# Please critique this mare: Pirates Kheyara Bey



## AbsitVita (Aug 28, 2012)

Another horse I found online for sale, I'm interesting in purchasing her. The owner states in the ad that she is already SCID/CA clear! I LOVE her lines personally, but I'm interested in what a more experienced eye thinks!


----------



## Spotted (Sep 19, 2012)

Pretty ! do you have a head shot ?


----------



## tinyliny (Oct 31, 2009)

I think she is back at the knee and a bit camped out behind. I am not used to making a confor critique from that stretched stance, though.


----------



## Chiilaa (Aug 12, 2010)

Definitely back at the knee. This can mean that she may be pre-disposed to tendon injury.


----------



## Spotted (Sep 19, 2012)

She's not standing properly, ask for pictures from the pasture. Doesn't look like she is trimmed properly either so that can make a difference in her stance. Get some head shots, she looks part mule in that photo and she may have an overbite, but again its probly the way he has her standing and holding her head. 
I still think she is pretty.


----------



## Speed Racer (Oct 21, 2009)

I'd like to see her standing square, not parked out like that. I know breeders/sellers do that to make the topline look flatter, but I'd rather see her in a natural stance.

Definitely looks to be back at the knee, but she has a lovely shoulder, nice length of neck, and a big, soft eye.

She doesn't have an extreme jibbah, which I find very attractive. I don't like the mutant seahorse look.


----------



## DancingArabian (Jul 15, 2011)

I think the stance is making her look back at the knee. She looks like she's being asked to back a little to do the single step with the rear. It just looks like she's leaning back and not like she naturally stands like that. I think she's pretty!
_Posted via Mobile Device_


----------



## AbsitVita (Aug 28, 2012)

Here is a snort video of her from youtube, though they didn't have a very good camera and it kinda looks blurry...


----------



## grayshell38 (Mar 9, 2009)

I like that her shoulder/hip/pastern angles match. She is a little weaker in the hind end than I prefer, but it fits the horse. 

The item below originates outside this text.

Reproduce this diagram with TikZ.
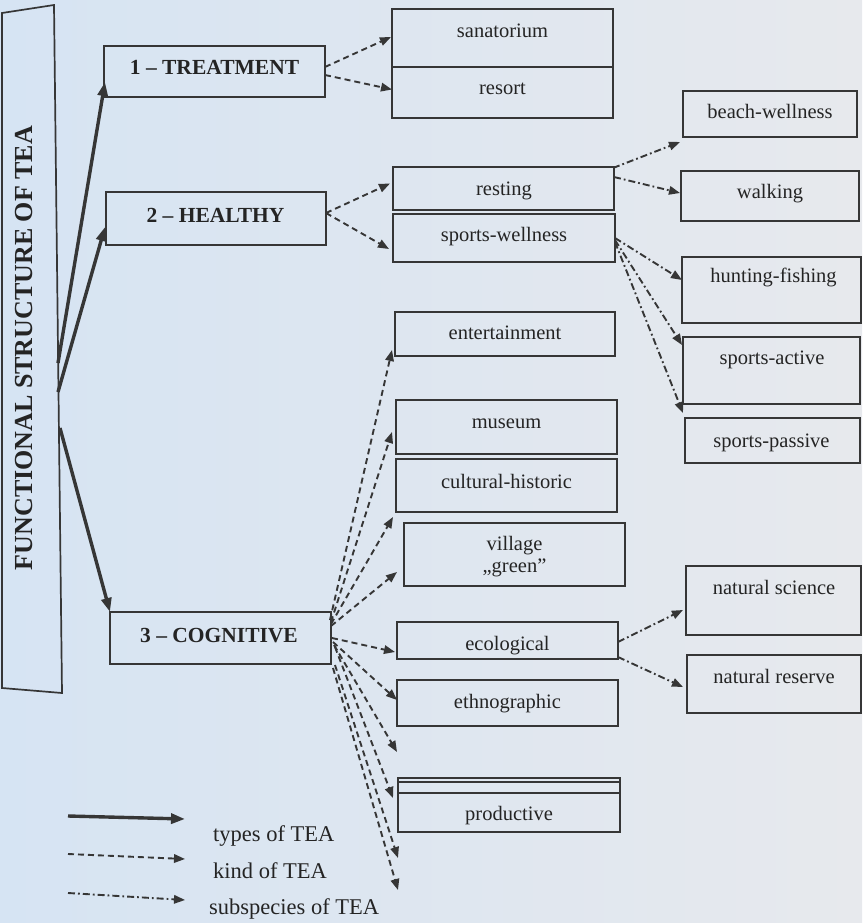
\documentclass[tikz,border=0pt]{standalone}
\usepackage{fontspec}
\setmainfont{Liberation Serif}
\usetikzlibrary{arrows.meta,calc}
\definecolor{ink}{HTML}{363636}
\definecolor{txt}{HTML}{242424}
\definecolor{bgl}{HTML}{D6E4F3}
\definecolor{bgr}{HTML}{E7E9ED}
\newcommand\mkbox[5]{\node[box, minimum width={(#4-#2)*1pt}, minimum height={(#5-#3)*1pt}] (#1) at ({(#2+#4)/2},{(#3+#5)/2}) {};}
\newcommand\mklbl[4]{\node[lbl] (#1) at (#2,#3) {#4};}
\newcommand\mkmain[4]{\node[mainlbl] (#1) at (#2,#3) {#4};}
\begin{document}
\begin{tikzpicture}[x=1pt,y=-1pt,
  box/.style={draw=ink, line width=1.7pt, inner sep=0pt, outer sep=0pt},
  lbl/.style={text=txt, font=\fontsize{20.5}{22}\selectfont, anchor=base, inner sep=0pt},
  mainlbl/.style={text=txt, font=\bfseries\fontsize{21.5}{23}\selectfont, anchor=base, inner sep=0pt},
  leglbl/.style={text=txt, font=\fontsize{22.5}{24}\selectfont, anchor=base west, inner sep=0pt},
  solidarr/.style={draw=ink, line width=3.4pt, -{Triangle[length=14pt,width=10pt]}},
  kindarr/.style={draw=ink, line width=1.9pt, dash pattern=on 6pt off 4pt, -{Triangle[length=11pt,width=8.5pt]}},
  subarr/.style={draw=ink, line width=1.9pt, dash pattern=on 7pt off 3pt on 1.8pt off 3pt, -{Triangle[length=11pt,width=8.5pt]}}
]
\useasboundingbox (0,0) rectangle (862,923);
\shade[left color=bgl, right color=bgr] (0,0) rectangle (862,923);

% left tall box with title
\draw[draw=ink, line width=1.7pt] (2,13) -- (54,5) -- (62,693) -- (2,688) -- cycle;
\node[rotate=90, text=txt, font=\bfseries\fontsize{26}{28}\selectfont, inner sep=0pt] (title) at (24,348) {FUNCTIONAL STRUCTURE OF TEA};
\coordinate (s1) at (58,363);
\coordinate (s2) at (58,392);
\coordinate (s3) at (60,428);

% types
\mkbox{treat}{104}{46}{325}{97}
\mkmain{treat-l}{214.5}{75}{1 – TREATMENT}
\mkbox{healthy}{106}{192}{326}{245}
\mkmain{healthy-l}{215.5}{222}{2 – HEALTHY}
\mkbox{cog}{110}{612}{331}{664}
\mkmain{cog-l}{219}{642}{3 – COGNITIVE}

% kinds
\mkbox{sana}{392}{9}{613}{67}
\mklbl{sana-l}{502.5}{38}{sanatorium}
\mkbox{resort}{392}{67}{613}{118}
\mklbl{resort-l}{502.5}{95}{resort}
\mkbox{resting}{393}{167}{614}{210}
\mklbl{resting-l}{504}{195}{resting}
\mkbox{sportsw}{393}{214}{615}{262}
\mklbl{sportsw-l}{504}{241}{sports-wellness}
\mkbox{entert}{395}{312}{615}{356}
\mklbl{entert-l}{505}{339}{entertainment}
\mkbox{museum}{396}{400}{617}{454}
\mklbl{museum-l}{506.5}{428}{museum}
\mkbox{cultural}{396}{459}{617}{512}
\mklbl{cultural-l}{506.5}{488}{cultural-historic}
\mkbox{village}{404}{523}{625}{586}
\node[text=txt, font=\fontsize{20.5}{22}\selectfont, align=center, inner sep=0pt] (village-l) at (514.5,557) {village\\„green”};
\mkbox{ecol}{397}{622}{618}{659}
\mklbl{ecol-l}{507.5}{650}{ecological}
\mkbox{ethno}{397}{680}{618}{726}
\mklbl{ethno-l}{507.5}{708}{ethnographic}
\mkbox{prod}{398}{778}{620}{832}
\draw[draw=ink, line width=1.1pt] ($(prod.north west)+(0,4)$) -- ($(prod.north east)+(0,4)$);
\draw[draw=ink, line width=1.5pt] ($(prod.north west)+(0,15)$) -- ($(prod.north east)+(0,15)$);
\mklbl{prod-l}{509}{820}{productive}

% subspecies
\mkbox{beach}{683}{91}{857}{137}
\mklbl{beach-l}{770}{119}{beach-wellness}
\mkbox{walking}{681}{171}{859}{221}
\mklbl{walking-l}{770}{198}{walking}
\mkbox{hunting}{682}{257}{861}{323}
\mklbl{hunting-l}{773.5}{282}{hunting-fishing}
\mkbox{sactive}{683}{337}{860}{404}
\mklbl{sactive-l}{772}{364}{sports-active}
\mkbox{spassive}{685}{418}{860}{463}
\mklbl{spassive-l}{771.5}{447}{sports-passive}
\mkbox{natsci}{686}{566}{861}{635}
\mklbl{natsci-l}{774}{594}{natural science}
\mkbox{natres}{687}{655}{861}{713}
\mklbl{natres-l}{774}{683}{natural reserve}

% free ends
\coordinate (f1) at (397,752);
\coordinate (f2) at (398,858);
\coordinate (f3) at (398,890);

% types arrows
\draw[solidarr] (s1) -- ($(treat.south west)+(1,-15)$);
\draw[solidarr] (s2) -- ($(healthy.south west)+(-1,-18)$);
\draw[solidarr] (s3) -- (cog.north west);

% kind arrows
\draw[kindarr] ($(treat.north east)+(0,21)$) -- ($(sana.west)+(-1,-1)$);
\draw[kindarr] ($(treat.north east)+(0,29)$) -- ($(resort.west)+(0,-3)$);
\draw[kindarr] ($(healthy.north east)+(0,21)$) -- ($(resting.west)+(-3,-5)$);
\draw[kindarr] ($(healthy.north east)+(0,21)$) -- ($(sportsw.west)+(-4,11)$);
\draw[kindarr] ($(cog.north east)+(-1,8)$) -- ($(entert.south west)+(-3,-6)$);
\draw[kindarr] ($(cog.north east)+(0,10)$) -- ($(museum.west)+(-4,5)$);
\draw[kindarr] ($(cog.north east)+(0,12)$) -- ($(cultural.south west)+(-3,5)$);
\draw[kindarr] ($(cog.north east)+(0,14)$) -- ($(village.south west)+(-7,-14)$);
\draw[kindarr] ($(cog.north east)+(1,26)$) -- ($(ecol.west)+(-2,11.5)$);
\draw[kindarr] ($(cog.north east)+(2,30)$) -- ($(ethno.west)+(0,-3)$);
\draw[kindarr] ($(cog.north east)+(3,33)$) -- (f1);
\draw[kindarr] ($(cog.north east)+(4,35)$) -- ($(prod.north west)+(-5,20)$);
\draw[kindarr] ($(cog.south east)+(4,1)$) -- (f2);
\draw[kindarr] ($(cog.south east)+(2,4)$) -- (f3);

% subspecies arrows
\draw[subarr] ($(resting.north east)+(-1,1)$) -- ($(beach.south west)+(-3,5)$);
\draw[subarr] ($(resting.north east)+(0,10)$) -- ($(walking.west)+(-1,-3)$);
\draw[subarr] ($(sportsw.north east)+(0,24)$) -- ($(hunting.west)+(0,-10)$);
\draw[subarr] ($(sportsw.north east)+(0,26)$) -- ($(sactive.west)+(-1,-25.5)$);
\draw[subarr] ($(sportsw.north east)+(0,28)$) -- ($(spassive.north west)+(-2,-5)$);
\draw[subarr] ($(ecol.north east)+(0,20)$) -- ($(natsci.south west)+(-3,-25)$);
\draw[subarr] ($(ecol.north east)+(0,35)$) -- ($(natres.west)+(-4,3)$);

% legend
\coordinate (la1) at (68,816); \coordinate (lb1) at (185,819);
\coordinate (la2) at (68,854); \coordinate (lb2) at (185,859);
\coordinate (la3) at (68,893); \coordinate (lb3) at (185,900);
\draw[solidarr] (la1) -- (lb1);
\draw[kindarr] (la2) -- (lb2);
\draw[subarr] (la3) -- (lb3);
\node[leglbl] (leg1) at (213,841) {types of TEA};
\node[leglbl] (leg2) at (213,878) {kind of TEA};
\node[leglbl] (leg3) at (209,914) {subspecies of TEA};
\end{tikzpicture}
\end{document}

I think that the super wonky way her front feet are trimmed are pulling her feet to strange angles which is contributing to the look of being back at the knee. I would PPE definitely. The way her feet are angled is pulling her tendons pretty severely.


----------



## jaydee (May 10, 2012)

She looks to be really back at the knee on the photo and maybe rather long in the pastern
Is she broke? What do you want to do with her?


----------



## AbsitVita (Aug 28, 2012)

Well she was leased out as an option.....don't know what to do now but keep looking. 
Thanks to everybody for your help...


----------